PASCO -- When Army Spc. Chris Sanchez lands at Tri-Cities Airport on Wednesday, he will be a stone's throw away from his new ride and the good Samaritans fixing it up for free.
Two students at Columbia Basin College's automotive program have spent a lot of time on a Chevrolet Caprice belonging to Sanchez, who's been deployed in Iraq. The soldier didn't know if he'd have a useable car on his return until a couple of weeks ago.
Sanchez, a Tri-City native stationed in Colorado Springs, Colo., saw an ad for a 1986 Caprice last year, while still in Iraq.
The car was cheap and he needed a ride when he returned home to his wife and child after his deployment.
Sanchez called his brother, Joey, and asked him to buy the car if it seemed in good shape.

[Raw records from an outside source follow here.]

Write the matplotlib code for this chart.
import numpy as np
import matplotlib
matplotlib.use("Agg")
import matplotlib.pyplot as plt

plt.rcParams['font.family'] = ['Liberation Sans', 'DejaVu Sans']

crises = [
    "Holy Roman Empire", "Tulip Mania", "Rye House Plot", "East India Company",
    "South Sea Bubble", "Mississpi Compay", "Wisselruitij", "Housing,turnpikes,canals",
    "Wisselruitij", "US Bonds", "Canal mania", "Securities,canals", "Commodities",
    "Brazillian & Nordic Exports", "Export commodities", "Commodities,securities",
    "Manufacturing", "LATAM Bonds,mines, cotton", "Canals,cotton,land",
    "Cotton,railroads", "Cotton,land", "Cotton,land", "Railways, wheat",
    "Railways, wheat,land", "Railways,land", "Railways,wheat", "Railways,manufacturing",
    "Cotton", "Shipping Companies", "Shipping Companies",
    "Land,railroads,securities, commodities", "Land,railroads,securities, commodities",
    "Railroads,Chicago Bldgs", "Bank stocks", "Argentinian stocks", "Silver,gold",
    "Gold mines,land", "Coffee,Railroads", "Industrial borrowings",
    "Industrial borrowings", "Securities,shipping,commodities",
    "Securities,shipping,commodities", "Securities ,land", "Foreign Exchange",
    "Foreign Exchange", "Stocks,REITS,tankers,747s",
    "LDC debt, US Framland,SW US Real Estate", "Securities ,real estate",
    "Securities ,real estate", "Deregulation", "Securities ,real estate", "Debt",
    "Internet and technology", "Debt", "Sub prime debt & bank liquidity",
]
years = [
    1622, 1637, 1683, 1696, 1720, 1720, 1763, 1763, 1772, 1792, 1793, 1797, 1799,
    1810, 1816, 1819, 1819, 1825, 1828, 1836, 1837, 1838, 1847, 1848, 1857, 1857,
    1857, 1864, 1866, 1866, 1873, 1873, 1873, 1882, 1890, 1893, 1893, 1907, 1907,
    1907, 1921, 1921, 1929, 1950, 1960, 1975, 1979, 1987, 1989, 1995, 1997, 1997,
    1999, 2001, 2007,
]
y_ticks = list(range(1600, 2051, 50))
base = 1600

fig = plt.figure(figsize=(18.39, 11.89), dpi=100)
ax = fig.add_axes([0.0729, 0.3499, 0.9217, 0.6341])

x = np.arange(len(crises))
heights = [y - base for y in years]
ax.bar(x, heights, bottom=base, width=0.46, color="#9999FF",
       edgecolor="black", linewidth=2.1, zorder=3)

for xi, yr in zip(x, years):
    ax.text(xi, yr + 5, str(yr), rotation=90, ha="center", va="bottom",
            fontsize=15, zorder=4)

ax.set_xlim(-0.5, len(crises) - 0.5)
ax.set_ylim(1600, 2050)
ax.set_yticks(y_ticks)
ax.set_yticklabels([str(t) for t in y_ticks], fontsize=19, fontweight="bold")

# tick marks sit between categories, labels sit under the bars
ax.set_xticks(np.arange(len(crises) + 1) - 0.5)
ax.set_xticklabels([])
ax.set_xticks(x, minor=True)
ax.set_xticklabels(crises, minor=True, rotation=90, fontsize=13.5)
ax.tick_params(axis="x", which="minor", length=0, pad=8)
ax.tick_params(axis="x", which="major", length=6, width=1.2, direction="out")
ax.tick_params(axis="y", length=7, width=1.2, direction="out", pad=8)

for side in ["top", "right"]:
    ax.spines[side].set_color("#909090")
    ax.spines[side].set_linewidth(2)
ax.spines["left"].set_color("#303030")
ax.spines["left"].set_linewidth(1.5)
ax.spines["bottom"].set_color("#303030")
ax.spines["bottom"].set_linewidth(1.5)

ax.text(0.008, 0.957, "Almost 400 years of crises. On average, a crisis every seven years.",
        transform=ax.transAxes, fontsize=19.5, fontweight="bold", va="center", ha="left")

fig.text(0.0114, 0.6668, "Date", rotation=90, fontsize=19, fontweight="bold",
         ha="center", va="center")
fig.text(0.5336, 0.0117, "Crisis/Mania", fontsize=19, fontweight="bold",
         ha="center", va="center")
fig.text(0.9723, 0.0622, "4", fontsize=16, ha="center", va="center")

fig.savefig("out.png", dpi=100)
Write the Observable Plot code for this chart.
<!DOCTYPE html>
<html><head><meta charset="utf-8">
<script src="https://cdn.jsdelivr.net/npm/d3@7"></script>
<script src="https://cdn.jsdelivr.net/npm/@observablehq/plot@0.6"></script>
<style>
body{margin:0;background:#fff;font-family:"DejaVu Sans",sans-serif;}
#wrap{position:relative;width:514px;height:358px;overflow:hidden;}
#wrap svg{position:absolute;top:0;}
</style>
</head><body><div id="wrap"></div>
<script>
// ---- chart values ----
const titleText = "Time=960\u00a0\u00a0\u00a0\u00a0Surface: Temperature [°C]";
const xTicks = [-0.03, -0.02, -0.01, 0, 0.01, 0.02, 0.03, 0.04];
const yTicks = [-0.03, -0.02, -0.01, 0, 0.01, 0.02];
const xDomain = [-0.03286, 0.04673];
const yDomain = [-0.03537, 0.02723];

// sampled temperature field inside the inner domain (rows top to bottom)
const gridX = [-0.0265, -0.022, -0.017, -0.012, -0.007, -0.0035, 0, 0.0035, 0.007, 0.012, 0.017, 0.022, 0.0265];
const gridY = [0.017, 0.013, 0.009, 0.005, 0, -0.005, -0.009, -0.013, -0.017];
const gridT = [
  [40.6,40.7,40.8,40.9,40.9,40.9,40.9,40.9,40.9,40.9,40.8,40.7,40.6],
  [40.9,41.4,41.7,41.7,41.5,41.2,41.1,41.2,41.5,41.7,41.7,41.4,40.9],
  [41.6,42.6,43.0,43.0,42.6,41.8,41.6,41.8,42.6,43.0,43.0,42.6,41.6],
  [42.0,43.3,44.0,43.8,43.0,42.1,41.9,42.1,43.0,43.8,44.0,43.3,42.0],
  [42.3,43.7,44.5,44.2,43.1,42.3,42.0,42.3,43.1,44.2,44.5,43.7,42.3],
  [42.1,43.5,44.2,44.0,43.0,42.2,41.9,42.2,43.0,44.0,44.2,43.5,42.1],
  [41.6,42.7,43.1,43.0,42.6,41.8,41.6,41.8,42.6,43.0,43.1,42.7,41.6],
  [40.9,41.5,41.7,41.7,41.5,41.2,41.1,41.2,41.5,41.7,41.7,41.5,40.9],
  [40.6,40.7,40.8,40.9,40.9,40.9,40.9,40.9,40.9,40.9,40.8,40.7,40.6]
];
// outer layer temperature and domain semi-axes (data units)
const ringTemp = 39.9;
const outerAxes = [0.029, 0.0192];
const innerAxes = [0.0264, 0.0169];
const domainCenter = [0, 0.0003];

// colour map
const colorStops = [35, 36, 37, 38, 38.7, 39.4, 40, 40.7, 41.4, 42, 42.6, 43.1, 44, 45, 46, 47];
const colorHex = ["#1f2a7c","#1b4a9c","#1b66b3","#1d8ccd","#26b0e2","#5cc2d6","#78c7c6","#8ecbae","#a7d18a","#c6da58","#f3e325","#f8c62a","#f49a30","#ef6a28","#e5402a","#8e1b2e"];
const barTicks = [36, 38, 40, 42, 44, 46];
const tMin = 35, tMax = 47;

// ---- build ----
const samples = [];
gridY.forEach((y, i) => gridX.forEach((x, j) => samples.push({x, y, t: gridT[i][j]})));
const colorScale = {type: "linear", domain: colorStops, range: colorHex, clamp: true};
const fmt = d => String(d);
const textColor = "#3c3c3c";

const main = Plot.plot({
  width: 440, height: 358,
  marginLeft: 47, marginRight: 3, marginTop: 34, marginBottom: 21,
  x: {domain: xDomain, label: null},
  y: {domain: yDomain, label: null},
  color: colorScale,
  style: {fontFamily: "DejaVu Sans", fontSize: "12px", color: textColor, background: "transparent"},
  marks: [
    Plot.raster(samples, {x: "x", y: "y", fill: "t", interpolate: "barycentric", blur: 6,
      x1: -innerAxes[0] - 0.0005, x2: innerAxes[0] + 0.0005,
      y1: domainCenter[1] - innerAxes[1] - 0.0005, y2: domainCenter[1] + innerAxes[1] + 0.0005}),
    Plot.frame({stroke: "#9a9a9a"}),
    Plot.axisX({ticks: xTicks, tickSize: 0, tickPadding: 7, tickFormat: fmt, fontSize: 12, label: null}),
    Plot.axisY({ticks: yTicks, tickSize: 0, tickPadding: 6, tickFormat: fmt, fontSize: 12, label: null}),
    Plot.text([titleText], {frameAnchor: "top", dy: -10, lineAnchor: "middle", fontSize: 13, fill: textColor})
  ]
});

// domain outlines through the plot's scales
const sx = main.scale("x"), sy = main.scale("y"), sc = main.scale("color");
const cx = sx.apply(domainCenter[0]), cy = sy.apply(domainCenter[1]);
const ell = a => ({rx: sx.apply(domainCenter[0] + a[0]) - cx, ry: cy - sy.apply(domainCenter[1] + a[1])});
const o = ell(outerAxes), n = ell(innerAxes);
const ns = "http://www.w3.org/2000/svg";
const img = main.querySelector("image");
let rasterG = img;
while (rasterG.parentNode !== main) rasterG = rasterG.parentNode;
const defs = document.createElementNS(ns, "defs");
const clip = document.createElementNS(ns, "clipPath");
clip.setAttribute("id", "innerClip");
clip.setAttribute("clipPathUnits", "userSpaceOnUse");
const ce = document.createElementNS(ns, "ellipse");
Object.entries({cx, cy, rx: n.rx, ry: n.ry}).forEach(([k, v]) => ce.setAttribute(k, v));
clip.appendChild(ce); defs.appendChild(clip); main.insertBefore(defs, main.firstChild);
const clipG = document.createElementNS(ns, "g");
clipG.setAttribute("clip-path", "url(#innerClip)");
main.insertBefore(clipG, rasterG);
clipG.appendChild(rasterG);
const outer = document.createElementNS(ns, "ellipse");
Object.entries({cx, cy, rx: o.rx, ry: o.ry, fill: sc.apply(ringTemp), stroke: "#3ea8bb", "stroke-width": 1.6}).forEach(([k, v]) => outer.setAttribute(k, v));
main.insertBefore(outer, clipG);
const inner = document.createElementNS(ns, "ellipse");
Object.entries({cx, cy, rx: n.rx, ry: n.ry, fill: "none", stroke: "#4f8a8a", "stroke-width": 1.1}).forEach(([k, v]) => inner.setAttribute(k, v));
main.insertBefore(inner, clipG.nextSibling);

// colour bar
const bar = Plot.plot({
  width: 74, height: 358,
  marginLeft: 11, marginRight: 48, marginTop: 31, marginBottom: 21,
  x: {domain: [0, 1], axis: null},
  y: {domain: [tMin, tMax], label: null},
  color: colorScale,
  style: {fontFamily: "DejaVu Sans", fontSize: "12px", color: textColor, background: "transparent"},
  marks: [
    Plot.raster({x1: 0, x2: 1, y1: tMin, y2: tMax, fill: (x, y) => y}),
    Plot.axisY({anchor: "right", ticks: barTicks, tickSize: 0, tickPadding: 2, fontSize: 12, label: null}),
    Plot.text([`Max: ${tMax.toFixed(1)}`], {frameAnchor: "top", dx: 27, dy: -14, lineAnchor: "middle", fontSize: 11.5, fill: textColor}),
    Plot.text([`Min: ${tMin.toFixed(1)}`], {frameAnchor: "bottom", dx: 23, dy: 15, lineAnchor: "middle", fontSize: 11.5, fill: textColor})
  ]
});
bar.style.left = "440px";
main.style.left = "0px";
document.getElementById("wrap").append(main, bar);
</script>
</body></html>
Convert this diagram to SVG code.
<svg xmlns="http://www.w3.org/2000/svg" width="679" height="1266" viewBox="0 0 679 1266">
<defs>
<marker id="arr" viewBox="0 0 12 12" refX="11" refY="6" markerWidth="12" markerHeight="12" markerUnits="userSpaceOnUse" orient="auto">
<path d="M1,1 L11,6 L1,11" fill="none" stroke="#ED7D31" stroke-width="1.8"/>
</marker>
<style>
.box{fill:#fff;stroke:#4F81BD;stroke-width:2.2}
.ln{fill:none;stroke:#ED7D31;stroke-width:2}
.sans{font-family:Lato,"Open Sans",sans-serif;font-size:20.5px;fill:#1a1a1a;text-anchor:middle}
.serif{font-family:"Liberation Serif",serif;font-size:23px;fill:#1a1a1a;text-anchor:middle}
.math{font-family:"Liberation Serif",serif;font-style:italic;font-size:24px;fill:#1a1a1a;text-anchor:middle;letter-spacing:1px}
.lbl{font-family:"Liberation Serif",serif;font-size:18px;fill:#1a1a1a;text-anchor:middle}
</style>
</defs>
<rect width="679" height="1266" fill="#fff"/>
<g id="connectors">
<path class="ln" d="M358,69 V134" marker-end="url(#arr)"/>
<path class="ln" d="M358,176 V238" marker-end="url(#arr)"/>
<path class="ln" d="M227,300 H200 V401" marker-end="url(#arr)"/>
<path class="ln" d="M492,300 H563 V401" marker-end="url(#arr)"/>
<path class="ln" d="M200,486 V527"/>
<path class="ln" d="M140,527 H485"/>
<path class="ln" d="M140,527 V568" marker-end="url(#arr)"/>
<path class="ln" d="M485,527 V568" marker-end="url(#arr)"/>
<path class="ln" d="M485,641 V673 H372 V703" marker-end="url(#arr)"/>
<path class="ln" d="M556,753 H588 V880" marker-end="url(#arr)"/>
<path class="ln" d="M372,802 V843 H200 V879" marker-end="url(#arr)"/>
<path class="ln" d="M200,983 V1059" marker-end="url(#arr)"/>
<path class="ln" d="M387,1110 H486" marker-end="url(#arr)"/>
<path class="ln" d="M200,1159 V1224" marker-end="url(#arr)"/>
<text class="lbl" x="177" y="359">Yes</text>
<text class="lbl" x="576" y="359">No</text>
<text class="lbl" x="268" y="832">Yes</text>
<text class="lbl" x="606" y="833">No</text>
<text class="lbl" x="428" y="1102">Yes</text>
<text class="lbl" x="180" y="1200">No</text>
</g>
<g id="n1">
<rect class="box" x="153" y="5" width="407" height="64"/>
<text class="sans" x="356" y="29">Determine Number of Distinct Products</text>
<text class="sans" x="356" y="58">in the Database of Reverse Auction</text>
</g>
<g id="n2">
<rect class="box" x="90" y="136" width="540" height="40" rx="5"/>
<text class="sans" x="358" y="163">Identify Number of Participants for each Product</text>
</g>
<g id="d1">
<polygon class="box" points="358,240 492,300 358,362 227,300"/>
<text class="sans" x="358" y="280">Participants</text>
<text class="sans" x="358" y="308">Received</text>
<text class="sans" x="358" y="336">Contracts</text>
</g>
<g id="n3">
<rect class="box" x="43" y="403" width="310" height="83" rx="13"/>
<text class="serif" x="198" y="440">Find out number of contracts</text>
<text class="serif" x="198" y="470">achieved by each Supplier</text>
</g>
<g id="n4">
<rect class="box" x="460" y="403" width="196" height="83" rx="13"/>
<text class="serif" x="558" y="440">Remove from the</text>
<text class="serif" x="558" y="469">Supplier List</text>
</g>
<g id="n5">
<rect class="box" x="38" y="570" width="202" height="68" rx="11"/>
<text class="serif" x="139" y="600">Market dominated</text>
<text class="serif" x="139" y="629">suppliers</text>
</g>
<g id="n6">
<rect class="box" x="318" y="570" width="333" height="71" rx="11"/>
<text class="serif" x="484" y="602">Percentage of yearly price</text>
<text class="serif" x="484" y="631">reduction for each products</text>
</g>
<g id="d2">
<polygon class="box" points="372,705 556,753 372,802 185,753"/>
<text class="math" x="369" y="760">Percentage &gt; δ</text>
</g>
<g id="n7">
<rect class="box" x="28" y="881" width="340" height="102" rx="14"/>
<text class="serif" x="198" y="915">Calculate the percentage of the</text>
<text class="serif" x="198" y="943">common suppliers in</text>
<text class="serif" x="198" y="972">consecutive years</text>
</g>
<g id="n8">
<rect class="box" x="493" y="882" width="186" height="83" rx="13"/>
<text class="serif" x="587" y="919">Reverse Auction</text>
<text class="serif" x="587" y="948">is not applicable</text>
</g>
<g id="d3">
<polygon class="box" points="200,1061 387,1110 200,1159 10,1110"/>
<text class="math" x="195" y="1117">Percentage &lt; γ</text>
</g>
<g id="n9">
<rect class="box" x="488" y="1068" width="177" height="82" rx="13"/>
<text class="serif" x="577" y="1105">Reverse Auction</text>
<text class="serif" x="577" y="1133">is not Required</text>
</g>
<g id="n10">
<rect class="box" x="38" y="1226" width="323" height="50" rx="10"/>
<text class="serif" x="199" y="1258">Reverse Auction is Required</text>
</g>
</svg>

Joey, who professed to be "no mechanic," test drove the car, found it to run fine and bought it.
About seven months ago, Chris Sanchez came home for a quick visit from Iraq. He took his new car for a spin -- only to get stranded on the highway.
The car was towed to Joey's house and Chris went back to the Middle East thinking he might have just wasted his money.
Joey put out a plea for help on Facebook and quickly found people ready to help a soldier, including a CBC automotive instructor.
Dan Von Holten asked the students in the automotive performance club if they would be willing to take on the Caprice. Two of them ended up with the project -- Carlos Edwards and Chelsea Schulz.
"It's always nice to help out someone when you can," Schulz said. "But especially when it's a vet -- someone serving our country -- I'm all for it."
Edwards felt an even stronger connection. He was a soldier until 2005 and spent 16 months in Afghanistan.
"Being a veteran, you have that brotherhood," he said. "It's an honor to help a fellow soldier out."
The two examined the Caprice and found the engine beyond repair. The head gasket was blown, turning the engine oil into a "milkshake," Edwards said. Gallons of coolant had leaked into the oil, frothing it.
The original offer was that Sanchez only pay for parts. Labor would be donated. By then, the car needed enough parts to make the project cost-prohibitive.
Another student heard about the dilemma and donated an entire engine for the cause. Edwards and Schulz seemed poised to welcome Sanchez with a purring ride in time for his return. But when they checked out the replacement engine, it had problems too.
They were back to square one.
A call to Pasco Auto Wrecking solved their problems. When they mentioned that the car in question belonged to a veteran, another engine was on its way for next to nothing.
"They gave us a heck of a deal on a small-block," said Sean Totten, the students' instructor. "You might as well call it a donation."
Now the students will put in more time to fix the car's suspension, clear up some electrical issues and put in the working engine.
They will have spent 100 hours on the car by the end of it, only a few of which count as lab hours toward their studies. Most of it is just volunteer work.
Sanchez's car won't be quite ready when he arrives Wednesday for a visit, but it will be close. When his brother told him on the phone how much effort people here had made, Chris Sanchez was "in shock," Joey said.
"He just can't believe people are willing to do this for someone they don't even know," Joey Sanchez said.